> [Work instructions]
Return every line of the material exactly.
** BEGIN **
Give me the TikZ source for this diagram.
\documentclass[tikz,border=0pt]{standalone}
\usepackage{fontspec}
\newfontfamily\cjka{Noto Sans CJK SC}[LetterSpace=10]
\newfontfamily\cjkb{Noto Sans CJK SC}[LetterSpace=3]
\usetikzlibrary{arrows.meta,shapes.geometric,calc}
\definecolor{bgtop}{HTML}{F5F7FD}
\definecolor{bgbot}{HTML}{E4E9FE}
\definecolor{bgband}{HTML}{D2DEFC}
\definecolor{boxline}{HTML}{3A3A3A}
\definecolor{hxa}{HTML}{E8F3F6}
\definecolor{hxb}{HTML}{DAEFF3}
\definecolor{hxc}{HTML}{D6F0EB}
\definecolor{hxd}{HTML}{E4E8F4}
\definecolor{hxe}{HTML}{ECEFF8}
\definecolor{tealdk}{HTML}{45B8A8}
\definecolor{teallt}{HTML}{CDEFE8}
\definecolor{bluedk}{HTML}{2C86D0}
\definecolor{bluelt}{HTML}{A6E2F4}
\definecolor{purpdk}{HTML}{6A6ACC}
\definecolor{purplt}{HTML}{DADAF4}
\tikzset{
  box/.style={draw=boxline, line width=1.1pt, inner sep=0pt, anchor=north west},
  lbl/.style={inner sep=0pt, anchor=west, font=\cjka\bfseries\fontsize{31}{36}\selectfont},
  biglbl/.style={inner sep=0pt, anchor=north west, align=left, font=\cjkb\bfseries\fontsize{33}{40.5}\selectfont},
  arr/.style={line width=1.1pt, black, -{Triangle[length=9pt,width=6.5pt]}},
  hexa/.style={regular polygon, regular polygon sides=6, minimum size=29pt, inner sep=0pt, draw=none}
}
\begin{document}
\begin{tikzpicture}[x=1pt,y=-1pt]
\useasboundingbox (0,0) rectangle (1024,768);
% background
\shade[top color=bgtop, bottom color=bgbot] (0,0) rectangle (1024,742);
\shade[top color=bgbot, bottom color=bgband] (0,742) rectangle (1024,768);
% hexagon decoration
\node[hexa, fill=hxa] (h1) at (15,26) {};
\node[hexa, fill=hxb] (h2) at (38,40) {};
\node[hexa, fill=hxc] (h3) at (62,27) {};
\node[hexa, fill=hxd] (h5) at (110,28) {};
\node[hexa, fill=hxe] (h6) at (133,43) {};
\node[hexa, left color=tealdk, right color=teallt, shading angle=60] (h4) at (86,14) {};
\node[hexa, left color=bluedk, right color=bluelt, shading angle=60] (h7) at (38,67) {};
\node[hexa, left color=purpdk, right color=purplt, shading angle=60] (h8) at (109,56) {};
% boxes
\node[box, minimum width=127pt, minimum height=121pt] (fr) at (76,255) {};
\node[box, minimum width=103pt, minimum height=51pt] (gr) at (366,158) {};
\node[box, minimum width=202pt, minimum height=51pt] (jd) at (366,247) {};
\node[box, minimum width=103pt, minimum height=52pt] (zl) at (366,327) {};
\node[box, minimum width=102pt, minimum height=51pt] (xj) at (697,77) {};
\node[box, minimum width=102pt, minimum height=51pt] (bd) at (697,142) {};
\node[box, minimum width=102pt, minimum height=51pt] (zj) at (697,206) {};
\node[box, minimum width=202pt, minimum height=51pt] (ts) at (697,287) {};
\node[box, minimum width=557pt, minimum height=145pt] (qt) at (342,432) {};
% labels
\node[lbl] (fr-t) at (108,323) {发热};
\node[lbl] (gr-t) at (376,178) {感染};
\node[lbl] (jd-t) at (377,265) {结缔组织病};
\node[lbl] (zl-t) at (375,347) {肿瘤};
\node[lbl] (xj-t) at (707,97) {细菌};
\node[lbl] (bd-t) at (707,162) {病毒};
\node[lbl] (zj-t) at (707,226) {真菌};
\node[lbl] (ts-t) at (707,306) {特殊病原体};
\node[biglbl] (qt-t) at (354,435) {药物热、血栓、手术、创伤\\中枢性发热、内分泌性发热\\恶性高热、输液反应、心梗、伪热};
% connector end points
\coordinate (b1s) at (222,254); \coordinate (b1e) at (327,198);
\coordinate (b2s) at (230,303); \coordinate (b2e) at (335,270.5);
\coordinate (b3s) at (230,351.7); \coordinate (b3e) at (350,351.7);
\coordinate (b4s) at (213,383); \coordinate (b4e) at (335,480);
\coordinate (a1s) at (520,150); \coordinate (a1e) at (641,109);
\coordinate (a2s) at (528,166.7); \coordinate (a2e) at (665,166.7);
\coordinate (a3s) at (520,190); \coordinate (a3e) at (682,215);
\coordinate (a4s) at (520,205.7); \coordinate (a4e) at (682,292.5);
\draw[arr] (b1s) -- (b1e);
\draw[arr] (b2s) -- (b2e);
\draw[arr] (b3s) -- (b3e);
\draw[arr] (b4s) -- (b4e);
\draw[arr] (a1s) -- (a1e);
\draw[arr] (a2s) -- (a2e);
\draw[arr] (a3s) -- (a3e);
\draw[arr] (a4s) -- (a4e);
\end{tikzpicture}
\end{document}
** END **
> [Solution to this problem]
Give me the TikZ source for this diagram.
\documentclass[tikz,border=0pt]{standalone}
\usepackage{fontspec}
\newfontfamily\cjka{Noto Sans CJK SC}[LetterSpace=10]
\newfontfamily\cjkb{Noto Sans CJK SC}[LetterSpace=3]
\usetikzlibrary{arrows.meta,shapes.geometric,calc}
\definecolor{bgtop}{HTML}{F5F7FD}
\definecolor{bgbot}{HTML}{E4E9FE}
\definecolor{bgband}{HTML}{D2DEFC}
\definecolor{boxline}{HTML}{3A3A3A}
\definecolor{hxa}{HTML}{E8F3F6}
\definecolor{hxb}{HTML}{DAEFF3}
\definecolor{hxc}{HTML}{D6F0EB}
\definecolor{hxd}{HTML}{E4E8F4}
\definecolor{hxe}{HTML}{ECEFF8}
\definecolor{tealdk}{HTML}{45B8A8}
\definecolor{teallt}{HTML}{CDEFE8}
\definecolor{bluedk}{HTML}{2C86D0}
\definecolor{bluelt}{HTML}{A6E2F4}
\definecolor{purpdk}{HTML}{6A6ACC}
\definecolor{purplt}{HTML}{DADAF4}
\tikzset{
  box/.style={draw=boxline, line width=1.1pt, inner sep=0pt, anchor=north west},
  lbl/.style={inner sep=0pt, anchor=west, font=\cjka\bfseries\fontsize{31}{36}\selectfont},
  biglbl/.style={inner sep=0pt, anchor=north west, align=left, font=\cjkb\bfseries\fontsize{33}{40.5}\selectfont},
  arr/.style={line width=1.1pt, black, -{Triangle[length=9pt,width=6.5pt]}},
  hexa/.style={regular polygon, regular polygon sides=6, minimum size=29pt, inner sep=0pt, draw=none}
}
\begin{document}
\begin{tikzpicture}[x=1pt,y=-1pt]
\useasboundingbox (0,0) rectangle (1024,768);
% background
\shade[top color=bgtop, bottom color=bgbot] (0,0) rectangle (1024,742);
\shade[top color=bgbot, bottom color=bgband] (0,742) rectangle (1024,768);
% hexagon decoration
\node[hexa, fill=hxa] (h1) at (15,26) {};
\node[hexa, fill=hxb] (h2) at (38,40) {};
\node[hexa, fill=hxc] (h3) at (62,27) {};
\node[hexa, fill=hxd] (h5) at (110,28) {};
\node[hexa, fill=hxe] (h6) at (133,43) {};
\node[hexa, left color=tealdk, right color=teallt, shading angle=60] (h4) at (86,14) {};
\node[hexa, left color=bluedk, right color=bluelt, shading angle=60] (h7) at (38,67) {};
\node[hexa, left color=purpdk, right color=purplt, shading angle=60] (h8) at (109,56) {};
% boxes
\node[box, minimum width=127pt, minimum height=121pt] (fr) at (76,255) {};
\node[box, minimum width=103pt, minimum height=51pt] (gr) at (366,158) {};
\node[box, minimum width=202pt, minimum height=51pt] (jd) at (366,247) {};
\node[box, minimum width=103pt, minimum height=52pt] (zl) at (366,327) {};
\node[box, minimum width=102pt, minimum height=51pt] (xj) at (697,77) {};
\node[box, minimum width=102pt, minimum height=51pt] (bd) at (697,142) {};
\node[box, minimum width=102pt, minimum height=51pt] (zj) at (697,206) {};
\node[box, minimum width=202pt, minimum height=51pt] (ts) at (697,287) {};
\node[box, minimum width=557pt, minimum height=145pt] (qt) at (342,432) {};
% labels
\node[lbl] (fr-t) at (108,323) {发热};
\node[lbl] (gr-t) at (376,178) {感染};
\node[lbl] (jd-t) at (377,265) {结缔组织病};
\node[lbl] (zl-t) at (375,347) {肿瘤};
\node[lbl] (xj-t) at (707,97) {细菌};
\node[lbl] (bd-t) at (707,162) {病毒};
\node[lbl] (zj-t) at (707,226) {真菌};
\node[lbl] (ts-t) at (707,306) {特殊病原体};
\node[biglbl] (qt-t) at (354,435) {药物热、血栓、手术、创伤\\中枢性发热、内分泌性发热\\恶性高热、输液反应、心梗、伪热};
% connector end points
\coordinate (b1s) at (222,254); \coordinate (b1e) at (327,198);
\coordinate (b2s) at (230,303); \coordinate (b2e) at (335,270.5);
\coordinate (b3s) at (230,351.7); \coordinate (b3e) at (350,351.7);
\coordinate (b4s) at (213,383); \coordinate (b4e) at (335,480);
\coordinate (a1s) at (520,150); \coordinate (a1e) at (641,109);
\coordinate (a2s) at (528,166.7); \coordinate (a2e) at (665,166.7);
\coordinate (a3s) at (520,190); \coordinate (a3e) at (682,215);
\coordinate (a4s) at (520,205.7); \coordinate (a4e) at (682,292.5);
\draw[arr] (b1s) -- (b1e);
\draw[arr] (b2s) -- (b2e);
\draw[arr] (b3s) -- (b3e);
\draw[arr] (b4s) -- (b4e);
\draw[arr] (a1s) -- (a1e);
\draw[arr] (a2s) -- (a2e);
\draw[arr] (a3s) -- (a3e);
\draw[arr] (a4s) -- (a4e);
\end{tikzpicture}
\end{document}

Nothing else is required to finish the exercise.